L’aura de Nicole réussira à entrainer une majorité de professionnels de la toxicomanie pour lesquels elle devient une icône. Elle prône le développement de l’addictologie, sans que cela puisse encore se traduire par une réorganisation du système de soin. Elle défend ardemment la politique de réduction des risques, sans toutefois réussir à ouvrir des salles de consommation à moindre risque, ni les programmes d’héroïne, devant l’opposition des élus de droite et la frilosité de ceux de gauche. Elle soutient plusieurs publications pour la réduction des risques dont le Journal d’Asud, Swaps ou Techno+, soutiens qui disparaitront à l’arrivée d’Étienne Apaire en 2007.
Quand la droite revient en 2002, la cohabitation se passe mal et Nicole est remerciée. Les deux candidats favoris pour la remplacer, William Lowenstein soutenu par Chirac et le magistrat Bernard Leroy, candidat de Nicolas Sarkozy, explosent en vol sous les tirs croisés de leur mentor, et on recherche un troisième homme qui devra être médecin, condition imposée par l’Élysée. Je ne suis donc pas surpris d’être à nouveau sollicité pour être candidat (j’avais refusé une première fois) et j’accepte de relever le défi. La première personne que j’appelle pour lui demander conseil, c’est précisément Nicole. Dans un premier temps, elle me dit au téléphone: «tu ne vas quand même pas travailler avec la droite de la droite!» puis nous passons la soirée chez elle et pendant trois heures, nous pesons le pour et le contre. Elle finit par conclure: «eh bien oui, finalement tu as raison, vas-y mais sois prudent!». Je me sens soulagé, car Nicole est une personne très importante pour moi. C’est d’abord la sœur de mon ami cher Hervé, avec qui j’ai fait mes études de médecine et c’est à Necker dans les années 1970 que je l’ai vue la première fois quand elle venait déjeuner au restau U! Puis mon épouse a travaillé étroitement avec elle quand elle était juge à Melun. Mais c’est à la MILDT que nos relations professionnelles se sont intensifiées, où elle m’a demandé d’intégrer la commission d’évaluation des outils et m’a confié plusieurs missions.

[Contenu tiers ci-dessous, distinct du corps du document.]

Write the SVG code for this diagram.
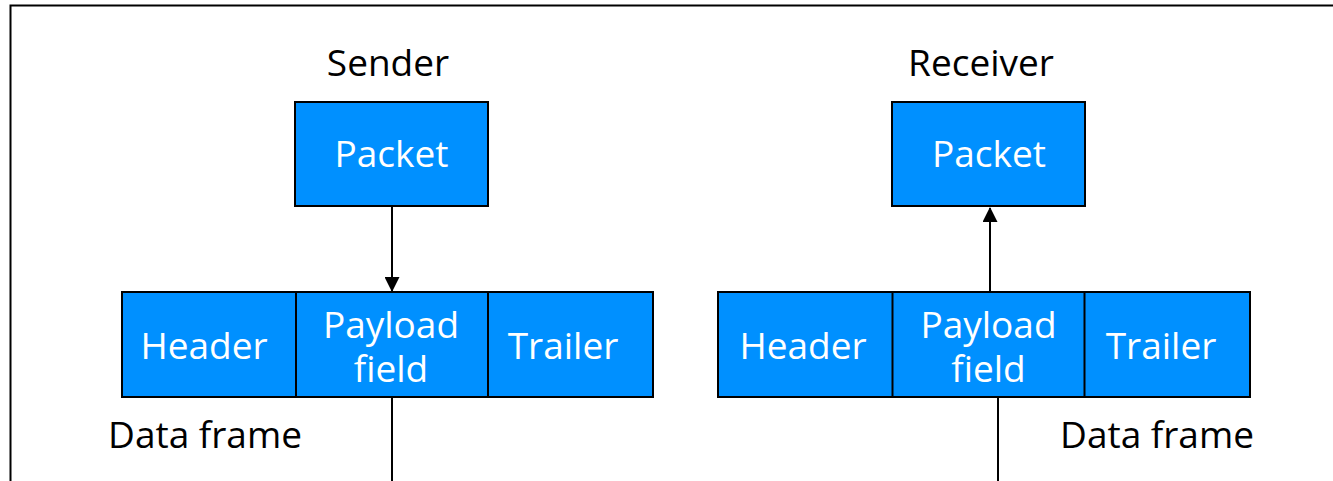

Quand ma candidature a été finalement retenue, Nicole m’a demandé de présider son pot de départ à la Mutualité française, moment très émouvant, au-delà de la simple passation républicaine. Lors de ma première intervention publique, au Sénat, j’ai défendu son bilan et récusé les accusations des sénateurs qui voulaient faire son procès. Régulièrement, nous déjeunions ensemble dans les jardins du conseil d’État, où elle me faisait part de ses observations et éventuellement de ses critiques. Mais elle savait que je m’étais battu pour prolonger les jalons qu’elle avait posés, et les traduire en actes, notamment en créant les Csapa et les Caarud avec le soutien de Jean-François Mattei, d’abord perplexe sur le sujet, puis convaincu, et de son directeur général de la santé, William Dab, soutien indéfectible. Puis, pour avoir fait inscrire dans la loi de 2004, la réduction des risques, première reconnaissance institutionnelle, avec son référentiel qui cadre l’action des préfets. Nicole m’a souvent répété que l’important en politique, c’est la continuité de l’action républicaine. C’est une conviction que je partage intimement, et je ne pense pas l’avoir déçue. Toutes mes pensées vont aujourd’hui à ses enfants et à sa famille et à Hervé en particulier.